TASK DIRECTIONS
Images appear in the records below; leave them out and repeat everything else exactly.

SOURCE DATA
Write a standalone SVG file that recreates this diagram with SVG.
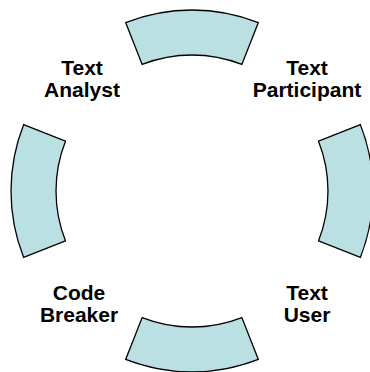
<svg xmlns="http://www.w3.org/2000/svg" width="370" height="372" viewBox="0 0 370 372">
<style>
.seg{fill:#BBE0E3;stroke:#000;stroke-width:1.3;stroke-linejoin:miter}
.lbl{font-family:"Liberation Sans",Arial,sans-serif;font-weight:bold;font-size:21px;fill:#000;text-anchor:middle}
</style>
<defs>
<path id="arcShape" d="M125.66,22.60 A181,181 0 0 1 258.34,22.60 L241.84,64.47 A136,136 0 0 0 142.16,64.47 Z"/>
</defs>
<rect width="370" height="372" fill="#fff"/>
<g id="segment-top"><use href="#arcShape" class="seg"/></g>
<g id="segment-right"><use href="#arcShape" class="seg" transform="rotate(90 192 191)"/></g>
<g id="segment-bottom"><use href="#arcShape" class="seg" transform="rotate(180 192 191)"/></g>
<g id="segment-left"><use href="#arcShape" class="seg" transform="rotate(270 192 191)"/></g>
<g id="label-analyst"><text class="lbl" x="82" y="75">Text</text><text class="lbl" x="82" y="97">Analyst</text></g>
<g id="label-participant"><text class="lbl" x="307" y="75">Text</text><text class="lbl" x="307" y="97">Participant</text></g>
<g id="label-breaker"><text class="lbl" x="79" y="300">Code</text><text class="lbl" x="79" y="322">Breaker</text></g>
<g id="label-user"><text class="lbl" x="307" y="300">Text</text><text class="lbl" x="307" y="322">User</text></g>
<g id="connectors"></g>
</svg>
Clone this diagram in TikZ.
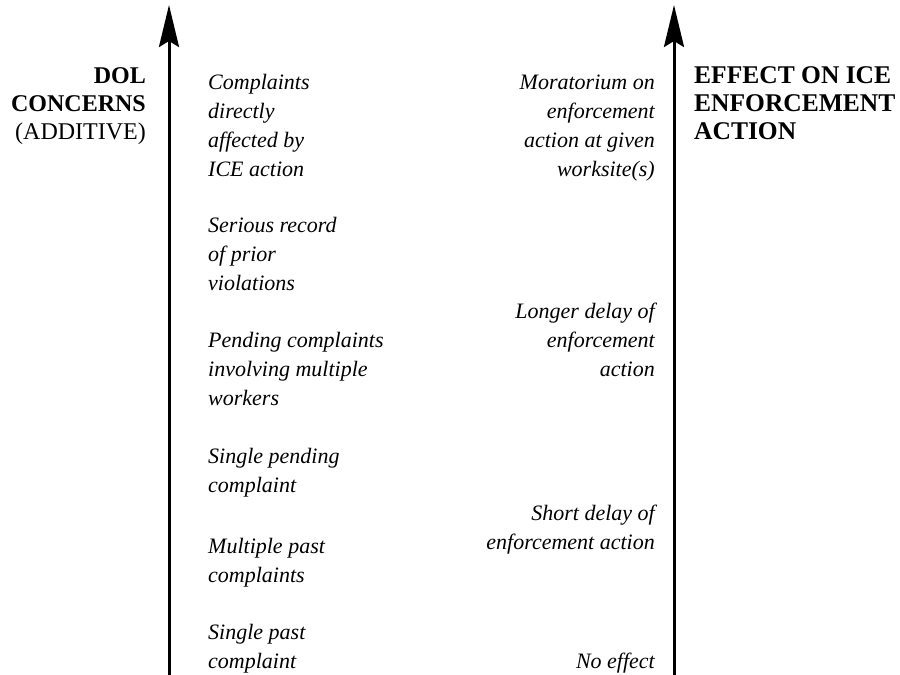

WRITTEN RESPONSE
Write a standalone SVG file that recreates this diagram with SVG.
<svg xmlns="http://www.w3.org/2000/svg" width="370" height="372" viewBox="0 0 370 372">
<style>
.seg{fill:#BBE0E3;stroke:#000;stroke-width:1.3;stroke-linejoin:miter}
.lbl{font-family:"Liberation Sans",Arial,sans-serif;font-weight:bold;font-size:21px;fill:#000;text-anchor:middle}
</style>
<defs>
<path id="arcShape" d="M125.66,22.60 A181,181 0 0 1 258.34,22.60 L241.84,64.47 A136,136 0 0 0 142.16,64.47 Z"/>
</defs>
<rect width="370" height="372" fill="#fff"/>
<g id="segment-top"><use href="#arcShape" class="seg"/></g>
<g id="segment-right"><use href="#arcShape" class="seg" transform="rotate(90 192 191)"/></g>
<g id="segment-bottom"><use href="#arcShape" class="seg" transform="rotate(180 192 191)"/></g>
<g id="segment-left"><use href="#arcShape" class="seg" transform="rotate(270 192 191)"/></g>
<g id="label-analyst"><text class="lbl" x="82" y="75">Text</text><text class="lbl" x="82" y="97">Analyst</text></g>
<g id="label-participant"><text class="lbl" x="307" y="75">Text</text><text class="lbl" x="307" y="97">Participant</text></g>
<g id="label-breaker"><text class="lbl" x="79" y="300">Code</text><text class="lbl" x="79" y="322">Breaker</text></g>
<g id="label-user"><text class="lbl" x="307" y="300">Text</text><text class="lbl" x="307" y="322">User</text></g>
<g id="connectors"></g>
</svg>
Clone this diagram in TikZ.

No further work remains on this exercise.